> [RAW DATA]:
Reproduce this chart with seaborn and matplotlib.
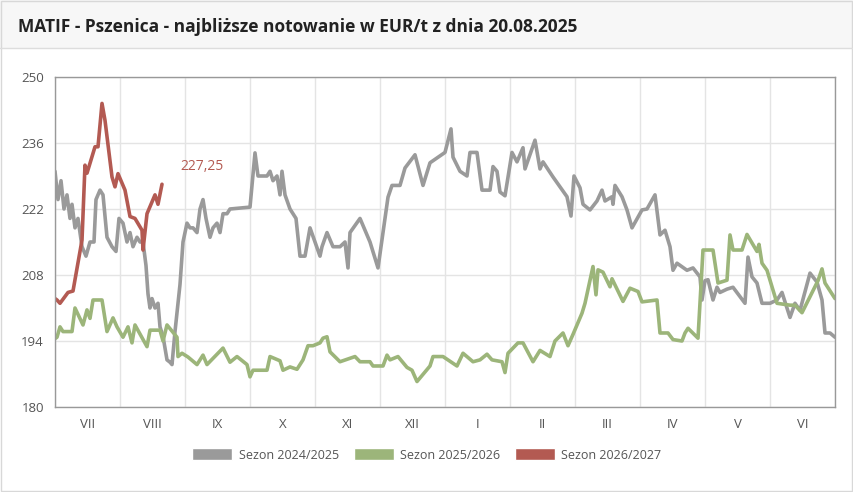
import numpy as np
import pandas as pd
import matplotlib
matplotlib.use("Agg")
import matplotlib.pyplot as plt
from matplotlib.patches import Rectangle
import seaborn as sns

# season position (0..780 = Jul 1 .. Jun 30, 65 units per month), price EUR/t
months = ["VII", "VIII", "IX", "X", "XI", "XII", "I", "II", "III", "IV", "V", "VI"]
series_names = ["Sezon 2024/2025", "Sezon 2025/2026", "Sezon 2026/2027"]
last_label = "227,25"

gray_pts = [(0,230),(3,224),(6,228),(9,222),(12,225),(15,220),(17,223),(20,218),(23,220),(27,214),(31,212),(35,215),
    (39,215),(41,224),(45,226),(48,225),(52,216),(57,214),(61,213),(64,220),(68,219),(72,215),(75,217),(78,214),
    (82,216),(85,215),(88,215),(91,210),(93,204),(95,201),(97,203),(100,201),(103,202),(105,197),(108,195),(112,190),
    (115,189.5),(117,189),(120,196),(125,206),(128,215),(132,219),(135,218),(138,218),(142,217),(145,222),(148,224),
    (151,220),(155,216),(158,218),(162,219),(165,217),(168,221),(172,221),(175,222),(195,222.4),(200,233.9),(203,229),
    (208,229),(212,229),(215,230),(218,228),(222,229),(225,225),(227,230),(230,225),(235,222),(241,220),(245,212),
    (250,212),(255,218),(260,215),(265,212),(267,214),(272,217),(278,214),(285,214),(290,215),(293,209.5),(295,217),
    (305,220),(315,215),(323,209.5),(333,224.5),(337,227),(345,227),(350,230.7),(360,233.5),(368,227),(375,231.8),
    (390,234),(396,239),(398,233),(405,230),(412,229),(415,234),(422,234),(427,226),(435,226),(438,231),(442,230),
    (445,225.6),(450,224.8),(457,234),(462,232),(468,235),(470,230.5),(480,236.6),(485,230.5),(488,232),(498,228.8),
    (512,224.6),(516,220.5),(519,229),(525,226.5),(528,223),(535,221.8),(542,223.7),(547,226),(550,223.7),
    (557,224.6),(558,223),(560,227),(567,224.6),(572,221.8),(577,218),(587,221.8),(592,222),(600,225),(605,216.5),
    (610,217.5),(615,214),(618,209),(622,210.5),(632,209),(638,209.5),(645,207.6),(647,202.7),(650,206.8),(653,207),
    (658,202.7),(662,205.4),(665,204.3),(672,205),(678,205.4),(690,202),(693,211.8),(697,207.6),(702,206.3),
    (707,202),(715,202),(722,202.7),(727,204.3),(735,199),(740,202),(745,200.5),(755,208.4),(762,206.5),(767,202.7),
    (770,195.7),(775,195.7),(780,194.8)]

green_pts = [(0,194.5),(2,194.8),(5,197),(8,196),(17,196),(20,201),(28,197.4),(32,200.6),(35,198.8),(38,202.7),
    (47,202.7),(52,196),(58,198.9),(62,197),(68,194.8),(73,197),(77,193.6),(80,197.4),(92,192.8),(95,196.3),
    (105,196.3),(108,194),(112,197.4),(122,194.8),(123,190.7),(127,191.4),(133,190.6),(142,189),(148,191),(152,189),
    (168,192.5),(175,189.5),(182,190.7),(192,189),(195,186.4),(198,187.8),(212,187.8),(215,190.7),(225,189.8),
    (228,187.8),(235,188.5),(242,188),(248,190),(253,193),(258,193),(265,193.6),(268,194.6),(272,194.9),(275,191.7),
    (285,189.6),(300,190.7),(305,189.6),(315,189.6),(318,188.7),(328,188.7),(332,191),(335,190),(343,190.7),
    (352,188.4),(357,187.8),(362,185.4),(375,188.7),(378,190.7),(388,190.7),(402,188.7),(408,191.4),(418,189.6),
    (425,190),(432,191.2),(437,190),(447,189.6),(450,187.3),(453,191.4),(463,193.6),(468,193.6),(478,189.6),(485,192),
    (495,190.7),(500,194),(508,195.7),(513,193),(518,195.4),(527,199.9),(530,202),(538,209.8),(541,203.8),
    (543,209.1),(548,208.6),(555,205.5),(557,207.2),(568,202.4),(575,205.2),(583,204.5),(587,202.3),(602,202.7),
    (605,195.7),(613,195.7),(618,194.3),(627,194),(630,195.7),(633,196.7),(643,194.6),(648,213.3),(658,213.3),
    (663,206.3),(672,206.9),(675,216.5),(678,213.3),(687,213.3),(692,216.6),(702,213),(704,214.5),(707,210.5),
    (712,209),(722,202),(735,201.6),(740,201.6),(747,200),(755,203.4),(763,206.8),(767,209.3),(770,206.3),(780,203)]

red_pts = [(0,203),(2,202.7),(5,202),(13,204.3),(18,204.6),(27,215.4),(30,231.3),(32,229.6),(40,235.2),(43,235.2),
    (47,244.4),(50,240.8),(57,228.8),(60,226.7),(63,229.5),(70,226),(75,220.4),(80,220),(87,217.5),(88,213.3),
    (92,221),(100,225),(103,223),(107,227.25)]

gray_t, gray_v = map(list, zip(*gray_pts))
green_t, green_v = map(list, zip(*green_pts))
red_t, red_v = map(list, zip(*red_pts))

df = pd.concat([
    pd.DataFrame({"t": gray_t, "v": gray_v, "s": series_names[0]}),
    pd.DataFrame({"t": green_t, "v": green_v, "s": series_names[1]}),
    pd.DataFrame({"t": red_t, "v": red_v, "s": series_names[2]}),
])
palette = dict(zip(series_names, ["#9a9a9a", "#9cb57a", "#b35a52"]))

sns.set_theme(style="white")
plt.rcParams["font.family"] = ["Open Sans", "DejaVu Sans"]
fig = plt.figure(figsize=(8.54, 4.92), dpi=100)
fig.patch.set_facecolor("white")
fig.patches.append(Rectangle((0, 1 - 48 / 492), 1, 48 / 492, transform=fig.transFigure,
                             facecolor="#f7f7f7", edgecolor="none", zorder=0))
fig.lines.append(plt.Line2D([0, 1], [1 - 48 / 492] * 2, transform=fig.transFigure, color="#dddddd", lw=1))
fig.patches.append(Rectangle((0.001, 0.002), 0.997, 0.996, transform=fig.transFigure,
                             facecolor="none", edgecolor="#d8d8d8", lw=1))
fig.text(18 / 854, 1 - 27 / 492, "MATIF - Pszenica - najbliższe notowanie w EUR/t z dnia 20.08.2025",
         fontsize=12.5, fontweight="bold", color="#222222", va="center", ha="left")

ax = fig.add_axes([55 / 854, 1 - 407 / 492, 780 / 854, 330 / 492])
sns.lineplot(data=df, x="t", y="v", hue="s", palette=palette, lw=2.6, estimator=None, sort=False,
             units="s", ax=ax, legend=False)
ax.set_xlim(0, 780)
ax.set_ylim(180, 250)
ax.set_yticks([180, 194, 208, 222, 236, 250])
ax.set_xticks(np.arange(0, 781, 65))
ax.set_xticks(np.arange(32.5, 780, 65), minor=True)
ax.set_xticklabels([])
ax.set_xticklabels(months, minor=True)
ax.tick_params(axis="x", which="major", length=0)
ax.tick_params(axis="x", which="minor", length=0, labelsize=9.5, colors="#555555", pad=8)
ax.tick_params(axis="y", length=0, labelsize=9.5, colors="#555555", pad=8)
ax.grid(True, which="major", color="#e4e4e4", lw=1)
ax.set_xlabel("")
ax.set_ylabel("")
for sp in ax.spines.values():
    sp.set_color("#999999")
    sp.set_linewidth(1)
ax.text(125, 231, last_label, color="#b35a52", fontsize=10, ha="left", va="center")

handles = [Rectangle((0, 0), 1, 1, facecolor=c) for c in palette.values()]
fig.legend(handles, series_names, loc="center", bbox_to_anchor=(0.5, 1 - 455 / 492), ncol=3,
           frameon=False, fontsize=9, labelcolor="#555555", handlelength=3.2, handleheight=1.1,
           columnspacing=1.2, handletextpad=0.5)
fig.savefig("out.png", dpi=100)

> [STATED GOAL]:
Images should not appear in the copy; retype the listing above exactly.

> [FULL OUTPUT]:
Reproduce this chart with seaborn and matplotlib.
import numpy as np
import pandas as pd
import matplotlib
matplotlib.use("Agg")
import matplotlib.pyplot as plt
from matplotlib.patches import Rectangle
import seaborn as sns

# season position (0..780 = Jul 1 .. Jun 30, 65 units per month), price EUR/t
months = ["VII", "VIII", "IX", "X", "XI", "XII", "I", "II", "III", "IV", "V", "VI"]
series_names = ["Sezon 2024/2025", "Sezon 2025/2026", "Sezon 2026/2027"]
last_label = "227,25"

gray_pts = [(0,230),(3,224),(6,228),(9,222),(12,225),(15,220),(17,223),(20,218),(23,220),(27,214),(31,212),(35,215),
    (39,215),(41,224),(45,226),(48,225),(52,216),(57,214),(61,213),(64,220),(68,219),(72,215),(75,217),(78,214),
    (82,216),(85,215),(88,215),(91,210),(93,204),(95,201),(97,203),(100,201),(103,202),(105,197),(108,195),(112,190),
    (115,189.5),(117,189),(120,196),(125,206),(128,215),(132,219),(135,218),(138,218),(142,217),(145,222),(148,224),
    (151,220),(155,216),(158,218),(162,219),(165,217),(168,221),(172,221),(175,222),(195,222.4),(200,233.9),(203,229),
    (208,229),(212,229),(215,230),(218,228),(222,229),(225,225),(227,230),(230,225),(235,222),(241,220),(245,212),
    (250,212),(255,218),(260,215),(265,212),(267,214),(272,217),(278,214),(285,214),(290,215),(293,209.5),(295,217),
    (305,220),(315,215),(323,209.5),(333,224.5),(337,227),(345,227),(350,230.7),(360,233.5),(368,227),(375,231.8),
    (390,234),(396,239),(398,233),(405,230),(412,229),(415,234),(422,234),(427,226),(435,226),(438,231),(442,230),
    (445,225.6),(450,224.8),(457,234),(462,232),(468,235),(470,230.5),(480,236.6),(485,230.5),(488,232),(498,228.8),
    (512,224.6),(516,220.5),(519,229),(525,226.5),(528,223),(535,221.8),(542,223.7),(547,226),(550,223.7),
    (557,224.6),(558,223),(560,227),(567,224.6),(572,221.8),(577,218),(587,221.8),(592,222),(600,225),(605,216.5),
    (610,217.5),(615,214),(618,209),(622,210.5),(632,209),(638,209.5),(645,207.6),(647,202.7),(650,206.8),(653,207),
    (658,202.7),(662,205.4),(665,204.3),(672,205),(678,205.4),(690,202),(693,211.8),(697,207.6),(702,206.3),
    (707,202),(715,202),(722,202.7),(727,204.3),(735,199),(740,202),(745,200.5),(755,208.4),(762,206.5),(767,202.7),
    (770,195.7),(775,195.7),(780,194.8)]

green_pts = [(0,194.5),(2,194.8),(5,197),(8,196),(17,196),(20,201),(28,197.4),(32,200.6),(35,198.8),(38,202.7),
    (47,202.7),(52,196),(58,198.9),(62,197),(68,194.8),(73,197),(77,193.6),(80,197.4),(92,192.8),(95,196.3),
    (105,196.3),(108,194),(112,197.4),(122,194.8),(123,190.7),(127,191.4),(133,190.6),(142,189),(148,191),(152,189),
    (168,192.5),(175,189.5),(182,190.7),(192,189),(195,186.4),(198,187.8),(212,187.8),(215,190.7),(225,189.8),
    (228,187.8),(235,188.5),(242,188),(248,190),(253,193),(258,193),(265,193.6),(268,194.6),(272,194.9),(275,191.7),
    (285,189.6),(300,190.7),(305,189.6),(315,189.6),(318,188.7),(328,188.7),(332,191),(335,190),(343,190.7),
    (352,188.4),(357,187.8),(362,185.4),(375,188.7),(378,190.7),(388,190.7),(402,188.7),(408,191.4),(418,189.6),
    (425,190),(432,191.2),(437,190),(447,189.6),(450,187.3),(453,191.4),(463,193.6),(468,193.6),(478,189.6),(485,192),
    (495,190.7),(500,194),(508,195.7),(513,193),(518,195.4),(527,199.9),(530,202),(538,209.8),(541,203.8),
    (543,209.1),(548,208.6),(555,205.5),(557,207.2),(568,202.4),(575,205.2),(583,204.5),(587,202.3),(602,202.7),
    (605,195.7),(613,195.7),(618,194.3),(627,194),(630,195.7),(633,196.7),(643,194.6),(648,213.3),(658,213.3),
    (663,206.3),(672,206.9),(675,216.5),(678,213.3),(687,213.3),(692,216.6),(702,213),(704,214.5),(707,210.5),
    (712,209),(722,202),(735,201.6),(740,201.6),(747,200),(755,203.4),(763,206.8),(767,209.3),(770,206.3),(780,203)]

red_pts = [(0,203),(2,202.7),(5,202),(13,204.3),(18,204.6),(27,215.4),(30,231.3),(32,229.6),(40,235.2),(43,235.2),
    (47,244.4),(50,240.8),(57,228.8),(60,226.7),(63,229.5),(70,226),(75,220.4),(80,220),(87,217.5),(88,213.3),
    (92,221),(100,225),(103,223),(107,227.25)]

gray_t, gray_v = map(list, zip(*gray_pts))
green_t, green_v = map(list, zip(*green_pts))
red_t, red_v = map(list, zip(*red_pts))

df = pd.concat([
    pd.DataFrame({"t": gray_t, "v": gray_v, "s": series_names[0]}),
    pd.DataFrame({"t": green_t, "v": green_v, "s": series_names[1]}),
    pd.DataFrame({"t": red_t, "v": red_v, "s": series_names[2]}),
])
palette = dict(zip(series_names, ["#9a9a9a", "#9cb57a", "#b35a52"]))

sns.set_theme(style="white")
plt.rcParams["font.family"] = ["Open Sans", "DejaVu Sans"]
fig = plt.figure(figsize=(8.54, 4.92), dpi=100)
fig.patch.set_facecolor("white")
fig.patches.append(Rectangle((0, 1 - 48 / 492), 1, 48 / 492, transform=fig.transFigure,
                             facecolor="#f7f7f7", edgecolor="none", zorder=0))
fig.lines.append(plt.Line2D([0, 1], [1 - 48 / 492] * 2, transform=fig.transFigure, color="#dddddd", lw=1))
fig.patches.append(Rectangle((0.001, 0.002), 0.997, 0.996, transform=fig.transFigure,
                             facecolor="none", edgecolor="#d8d8d8", lw=1))
fig.text(18 / 854, 1 - 27 / 492, "MATIF - Pszenica - najbliższe notowanie w EUR/t z dnia 20.08.2025",
         fontsize=12.5, fontweight="bold", color="#222222", va="center", ha="left")

ax = fig.add_axes([55 / 854, 1 - 407 / 492, 780 / 854, 330 / 492])
sns.lineplot(data=df, x="t", y="v", hue="s", palette=palette, lw=2.6, estimator=None, sort=False,
             units="s", ax=ax, legend=False)
ax.set_xlim(0, 780)
ax.set_ylim(180, 250)
ax.set_yticks([180, 194, 208, 222, 236, 250])
ax.set_xticks(np.arange(0, 781, 65))
ax.set_xticks(np.arange(32.5, 780, 65), minor=True)
ax.set_xticklabels([])
ax.set_xticklabels(months, minor=True)
ax.tick_params(axis="x", which="major", length=0)
ax.tick_params(axis="x", which="minor", length=0, labelsize=9.5, colors="#555555", pad=8)
ax.tick_params(axis="y", length=0, labelsize=9.5, colors="#555555", pad=8)
ax.grid(True, which="major", color="#e4e4e4", lw=1)
ax.set_xlabel("")
ax.set_ylabel("")
for sp in ax.spines.values():
    sp.set_color("#999999")
    sp.set_linewidth(1)
ax.text(125, 231, last_label, color="#b35a52", fontsize=10, ha="left", va="center")

handles = [Rectangle((0, 0), 1, 1, facecolor=c) for c in palette.values()]
fig.legend(handles, series_names, loc="center", bbox_to_anchor=(0.5, 1 - 455 / 492), ncol=3,
           frameon=False, fontsize=9, labelcolor="#555555", handlelength=3.2, handleheight=1.1,
           columnspacing=1.2, handletextpad=0.5)
fig.savefig("out.png", dpi=100)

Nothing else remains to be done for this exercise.